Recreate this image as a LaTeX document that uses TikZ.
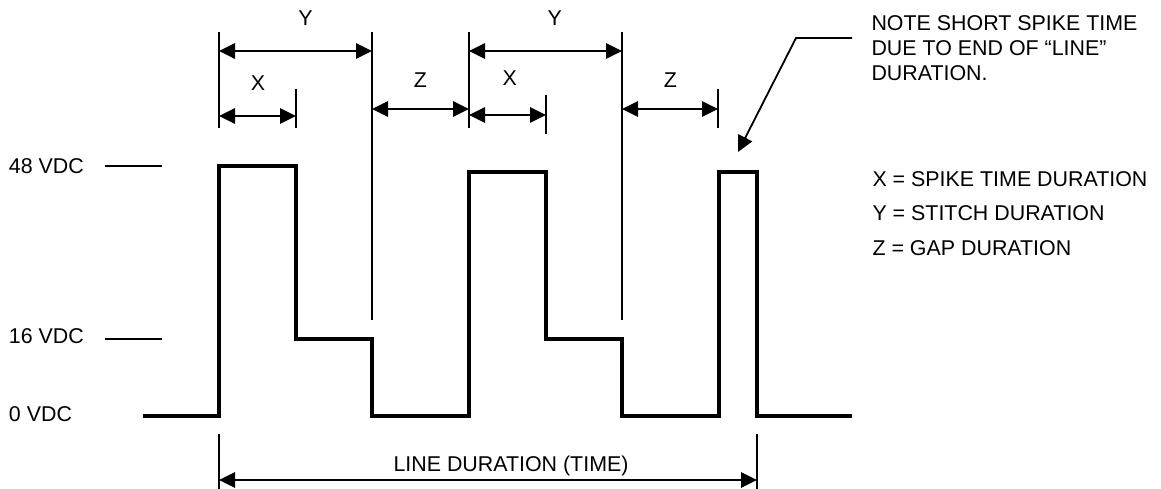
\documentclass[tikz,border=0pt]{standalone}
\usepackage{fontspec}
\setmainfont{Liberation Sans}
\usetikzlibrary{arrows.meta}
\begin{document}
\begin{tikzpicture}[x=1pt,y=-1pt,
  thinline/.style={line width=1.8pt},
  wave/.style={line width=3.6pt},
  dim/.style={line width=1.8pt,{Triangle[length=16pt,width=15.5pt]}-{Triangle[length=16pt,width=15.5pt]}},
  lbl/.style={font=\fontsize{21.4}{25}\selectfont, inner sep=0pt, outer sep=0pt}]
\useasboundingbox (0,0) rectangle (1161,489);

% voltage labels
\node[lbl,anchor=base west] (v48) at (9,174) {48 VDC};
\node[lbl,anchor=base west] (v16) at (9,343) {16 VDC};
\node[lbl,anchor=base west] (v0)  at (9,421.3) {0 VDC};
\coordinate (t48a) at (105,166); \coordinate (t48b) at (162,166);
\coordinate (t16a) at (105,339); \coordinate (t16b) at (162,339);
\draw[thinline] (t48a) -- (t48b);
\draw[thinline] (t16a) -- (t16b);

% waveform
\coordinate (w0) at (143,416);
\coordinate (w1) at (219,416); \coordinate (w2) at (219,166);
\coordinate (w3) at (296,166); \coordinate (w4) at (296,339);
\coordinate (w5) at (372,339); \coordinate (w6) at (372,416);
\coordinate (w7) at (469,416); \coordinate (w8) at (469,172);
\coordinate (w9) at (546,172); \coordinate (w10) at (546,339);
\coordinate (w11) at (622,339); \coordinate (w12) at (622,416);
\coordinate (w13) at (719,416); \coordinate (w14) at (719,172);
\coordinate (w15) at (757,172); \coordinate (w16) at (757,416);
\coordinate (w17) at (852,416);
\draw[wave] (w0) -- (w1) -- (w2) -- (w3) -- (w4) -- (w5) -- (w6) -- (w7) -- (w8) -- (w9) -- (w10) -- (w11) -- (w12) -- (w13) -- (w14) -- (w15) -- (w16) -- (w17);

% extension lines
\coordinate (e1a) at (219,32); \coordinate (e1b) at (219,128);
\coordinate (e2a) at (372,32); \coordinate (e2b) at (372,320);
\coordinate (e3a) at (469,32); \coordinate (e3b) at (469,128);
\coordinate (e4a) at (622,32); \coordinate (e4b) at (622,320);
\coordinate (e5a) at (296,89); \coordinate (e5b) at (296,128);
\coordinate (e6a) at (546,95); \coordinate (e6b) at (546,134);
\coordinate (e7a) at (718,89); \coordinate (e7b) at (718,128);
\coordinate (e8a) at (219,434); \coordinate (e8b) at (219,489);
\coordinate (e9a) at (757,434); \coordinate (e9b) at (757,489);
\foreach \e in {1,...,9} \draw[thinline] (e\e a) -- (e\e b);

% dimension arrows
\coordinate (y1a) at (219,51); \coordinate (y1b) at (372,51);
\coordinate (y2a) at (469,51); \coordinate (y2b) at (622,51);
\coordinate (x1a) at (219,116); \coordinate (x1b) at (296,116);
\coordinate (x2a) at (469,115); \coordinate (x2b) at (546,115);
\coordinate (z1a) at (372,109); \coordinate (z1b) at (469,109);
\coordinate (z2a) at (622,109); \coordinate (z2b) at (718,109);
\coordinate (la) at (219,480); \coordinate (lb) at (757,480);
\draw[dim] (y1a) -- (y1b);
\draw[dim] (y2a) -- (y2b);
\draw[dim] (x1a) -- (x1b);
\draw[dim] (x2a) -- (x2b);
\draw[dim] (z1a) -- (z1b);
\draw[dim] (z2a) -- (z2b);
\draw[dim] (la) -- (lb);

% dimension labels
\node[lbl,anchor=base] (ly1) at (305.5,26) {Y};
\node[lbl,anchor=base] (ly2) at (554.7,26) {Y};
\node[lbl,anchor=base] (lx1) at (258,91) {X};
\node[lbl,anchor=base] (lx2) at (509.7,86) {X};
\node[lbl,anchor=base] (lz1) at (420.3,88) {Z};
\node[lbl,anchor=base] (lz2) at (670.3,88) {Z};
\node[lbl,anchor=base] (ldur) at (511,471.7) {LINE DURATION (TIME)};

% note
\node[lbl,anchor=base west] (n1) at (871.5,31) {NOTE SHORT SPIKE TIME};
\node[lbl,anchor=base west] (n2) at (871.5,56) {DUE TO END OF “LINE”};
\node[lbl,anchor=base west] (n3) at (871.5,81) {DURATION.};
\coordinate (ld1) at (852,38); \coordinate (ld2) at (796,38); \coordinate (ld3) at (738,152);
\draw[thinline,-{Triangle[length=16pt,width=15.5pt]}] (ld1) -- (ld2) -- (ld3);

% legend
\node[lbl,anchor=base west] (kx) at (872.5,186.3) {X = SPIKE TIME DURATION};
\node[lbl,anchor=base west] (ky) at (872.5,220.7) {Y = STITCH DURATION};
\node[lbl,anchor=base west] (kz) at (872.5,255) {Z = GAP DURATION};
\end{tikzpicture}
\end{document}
───
* WHAT IS REQUIRED: Print out the whole of the material word for word, without pictures.

* IN RESPONSE:
Recreate this image as a LaTeX document that uses TikZ.
\documentclass[tikz,border=0pt]{standalone}
\usepackage{fontspec}
\setmainfont{Liberation Sans}
\usetikzlibrary{arrows.meta}
\begin{document}
\begin{tikzpicture}[x=1pt,y=-1pt,
  thinline/.style={line width=1.8pt},
  wave/.style={line width=3.6pt},
  dim/.style={line width=1.8pt,{Triangle[length=16pt,width=15.5pt]}-{Triangle[length=16pt,width=15.5pt]}},
  lbl/.style={font=\fontsize{21.4}{25}\selectfont, inner sep=0pt, outer sep=0pt}]
\useasboundingbox (0,0) rectangle (1161,489);

% voltage labels
\node[lbl,anchor=base west] (v48) at (9,174) {48 VDC};
\node[lbl,anchor=base west] (v16) at (9,343) {16 VDC};
\node[lbl,anchor=base west] (v0)  at (9,421.3) {0 VDC};
\coordinate (t48a) at (105,166); \coordinate (t48b) at (162,166);
\coordinate (t16a) at (105,339); \coordinate (t16b) at (162,339);
\draw[thinline] (t48a) -- (t48b);
\draw[thinline] (t16a) -- (t16b);

% waveform
\coordinate (w0) at (143,416);
\coordinate (w1) at (219,416); \coordinate (w2) at (219,166);
\coordinate (w3) at (296,166); \coordinate (w4) at (296,339);
\coordinate (w5) at (372,339); \coordinate (w6) at (372,416);
\coordinate (w7) at (469,416); \coordinate (w8) at (469,172);
\coordinate (w9) at (546,172); \coordinate (w10) at (546,339);
\coordinate (w11) at (622,339); \coordinate (w12) at (622,416);
\coordinate (w13) at (719,416); \coordinate (w14) at (719,172);
\coordinate (w15) at (757,172); \coordinate (w16) at (757,416);
\coordinate (w17) at (852,416);
\draw[wave] (w0) -- (w1) -- (w2) -- (w3) -- (w4) -- (w5) -- (w6) -- (w7) -- (w8) -- (w9) -- (w10) -- (w11) -- (w12) -- (w13) -- (w14) -- (w15) -- (w16) -- (w17);

% extension lines
\coordinate (e1a) at (219,32); \coordinate (e1b) at (219,128);
\coordinate (e2a) at (372,32); \coordinate (e2b) at (372,320);
\coordinate (e3a) at (469,32); \coordinate (e3b) at (469,128);
\coordinate (e4a) at (622,32); \coordinate (e4b) at (622,320);
\coordinate (e5a) at (296,89); \coordinate (e5b) at (296,128);
\coordinate (e6a) at (546,95); \coordinate (e6b) at (546,134);
\coordinate (e7a) at (718,89); \coordinate (e7b) at (718,128);
\coordinate (e8a) at (219,434); \coordinate (e8b) at (219,489);
\coordinate (e9a) at (757,434); \coordinate (e9b) at (757,489);
\foreach \e in {1,...,9} \draw[thinline] (e\e a) -- (e\e b);

% dimension arrows
\coordinate (y1a) at (219,51); \coordinate (y1b) at (372,51);
\coordinate (y2a) at (469,51); \coordinate (y2b) at (622,51);
\coordinate (x1a) at (219,116); \coordinate (x1b) at (296,116);
\coordinate (x2a) at (469,115); \coordinate (x2b) at (546,115);
\coordinate (z1a) at (372,109); \coordinate (z1b) at (469,109);
\coordinate (z2a) at (622,109); \coordinate (z2b) at (718,109);
\coordinate (la) at (219,480); \coordinate (lb) at (757,480);
\draw[dim] (y1a) -- (y1b);
\draw[dim] (y2a) -- (y2b);
\draw[dim] (x1a) -- (x1b);
\draw[dim] (x2a) -- (x2b);
\draw[dim] (z1a) -- (z1b);
\draw[dim] (z2a) -- (z2b);
\draw[dim] (la) -- (lb);

% dimension labels
\node[lbl,anchor=base] (ly1) at (305.5,26) {Y};
\node[lbl,anchor=base] (ly2) at (554.7,26) {Y};
\node[lbl,anchor=base] (lx1) at (258,91) {X};
\node[lbl,anchor=base] (lx2) at (509.7,86) {X};
\node[lbl,anchor=base] (lz1) at (420.3,88) {Z};
\node[lbl,anchor=base] (lz2) at (670.3,88) {Z};
\node[lbl,anchor=base] (ldur) at (511,471.7) {LINE DURATION (TIME)};

% note
\node[lbl,anchor=base west] (n1) at (871.5,31) {NOTE SHORT SPIKE TIME};
\node[lbl,anchor=base west] (n2) at (871.5,56) {DUE TO END OF “LINE”};
\node[lbl,anchor=base west] (n3) at (871.5,81) {DURATION.};
\coordinate (ld1) at (852,38); \coordinate (ld2) at (796,38); \coordinate (ld3) at (738,152);
\draw[thinline,-{Triangle[length=16pt,width=15.5pt]}] (ld1) -- (ld2) -- (ld3);

% legend
\node[lbl,anchor=base west] (kx) at (872.5,186.3) {X = SPIKE TIME DURATION};
\node[lbl,anchor=base west] (ky) at (872.5,220.7) {Y = STITCH DURATION};
\node[lbl,anchor=base west] (kz) at (872.5,255) {Z = GAP DURATION};
\end{tikzpicture}
\end{document}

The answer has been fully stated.